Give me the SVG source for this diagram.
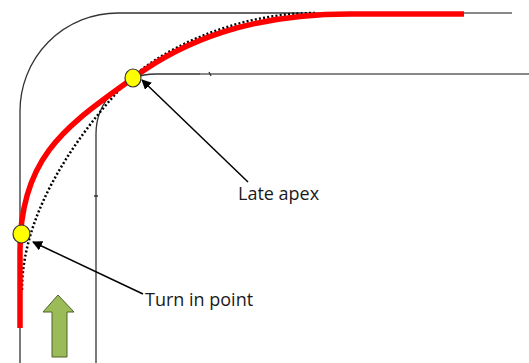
<svg xmlns="http://www.w3.org/2000/svg" width="529" height="363" viewBox="0 0 529 363">
<defs>
<style>
.track{fill:none;stroke:#333;stroke-width:1.3}
.trackg{fill:none;stroke:#888;stroke-width:1.8}
.lbl{font-family:"Open Sans","Liberation Sans",sans-serif;font-size:18px;fill:#1a1a1a}
.ptr{stroke:#000;stroke-width:1.5;fill:none}
.dot{fill:#ffff00;stroke:#333;stroke-width:1.2}
</style>
<marker id="ah" viewBox="0 0 10 10" refX="9" refY="5" markerWidth="10" markerHeight="10" orient="auto" markerUnits="userSpaceOnUse"><path d="M0,0 L10,5 L0,10 Z" fill="#000"/></marker>
</defs>
<rect width="529" height="363" fill="#fff"/>
<g id="track">
<path class="track" d="M20,363 L20,112 A98,98 0 0 1 118,13 L300,13"/>
<path class="trackg" d="M300,13 L512,13"/>
<path class="track" d="M96,363 L96,134 A60,60 0 0 1 156,74 L200,74"/>
<path class="trackg" d="M200,74 L529,74"/>
<path class="track" d="M209,72 L211,76 M94,196 L98,196"/>
</g>
<g id="lines">
<path d="M22,290 C22,217 70,144 120,89 C155,50.5 235,13 315,13" fill="none" stroke="#000" stroke-width="2.5" stroke-dasharray="2 2.2"/>
<path d="M20,328 L20,250 C20,152 73,122.4 133,78 C183,41 250,14 350,14 L464,14" fill="none" stroke="#ff0000" stroke-width="5.5"/>
</g>
<g id="connectors">
<line class="ptr" x1="248" y1="182" x2="142" y2="80" marker-end="url(#ah)"/>
<line class="ptr" x1="143" y1="294" x2="33" y2="242" marker-end="url(#ah)"/>
</g>
<g id="late-apex">
<ellipse class="dot" cx="133" cy="78" rx="8" ry="9"/>
<text class="lbl" x="238" y="200">Late apex</text>
</g>
<g id="turn-in">
<ellipse class="dot" cx="21.5" cy="234" rx="8.5" ry="9"/>
<text class="lbl" x="145" y="306">Turn in point</text>
</g>
<g id="direction">
<path d="M58,295 L74,312 L67,312 L67,357 L52,357 L52,312 L43,312 Z" fill="#9bbb59" stroke="#4f6228" stroke-width="1"/>
</g>
</svg>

════════

*Problem to solve:* Without the pictures, write out the whole listing above exactly as it appears.

*Output for this task:*
Give me the SVG source for this diagram.
<svg xmlns="http://www.w3.org/2000/svg" width="529" height="363" viewBox="0 0 529 363">
<defs>
<style>
.track{fill:none;stroke:#333;stroke-width:1.3}
.trackg{fill:none;stroke:#888;stroke-width:1.8}
.lbl{font-family:"Open Sans","Liberation Sans",sans-serif;font-size:18px;fill:#1a1a1a}
.ptr{stroke:#000;stroke-width:1.5;fill:none}
.dot{fill:#ffff00;stroke:#333;stroke-width:1.2}
</style>
<marker id="ah" viewBox="0 0 10 10" refX="9" refY="5" markerWidth="10" markerHeight="10" orient="auto" markerUnits="userSpaceOnUse"><path d="M0,0 L10,5 L0,10 Z" fill="#000"/></marker>
</defs>
<rect width="529" height="363" fill="#fff"/>
<g id="track">
<path class="track" d="M20,363 L20,112 A98,98 0 0 1 118,13 L300,13"/>
<path class="trackg" d="M300,13 L512,13"/>
<path class="track" d="M96,363 L96,134 A60,60 0 0 1 156,74 L200,74"/>
<path class="trackg" d="M200,74 L529,74"/>
<path class="track" d="M209,72 L211,76 M94,196 L98,196"/>
</g>
<g id="lines">
<path d="M22,290 C22,217 70,144 120,89 C155,50.5 235,13 315,13" fill="none" stroke="#000" stroke-width="2.5" stroke-dasharray="2 2.2"/>
<path d="M20,328 L20,250 C20,152 73,122.4 133,78 C183,41 250,14 350,14 L464,14" fill="none" stroke="#ff0000" stroke-width="5.5"/>
</g>
<g id="connectors">
<line class="ptr" x1="248" y1="182" x2="142" y2="80" marker-end="url(#ah)"/>
<line class="ptr" x1="143" y1="294" x2="33" y2="242" marker-end="url(#ah)"/>
</g>
<g id="late-apex">
<ellipse class="dot" cx="133" cy="78" rx="8" ry="9"/>
<text class="lbl" x="238" y="200">Late apex</text>
</g>
<g id="turn-in">
<ellipse class="dot" cx="21.5" cy="234" rx="8.5" ry="9"/>
<text class="lbl" x="145" y="306">Turn in point</text>
</g>
<g id="direction">
<path d="M58,295 L74,312 L67,312 L67,357 L52,357 L52,312 L43,312 Z" fill="#9bbb59" stroke="#4f6228" stroke-width="1"/>
</g>
</svg>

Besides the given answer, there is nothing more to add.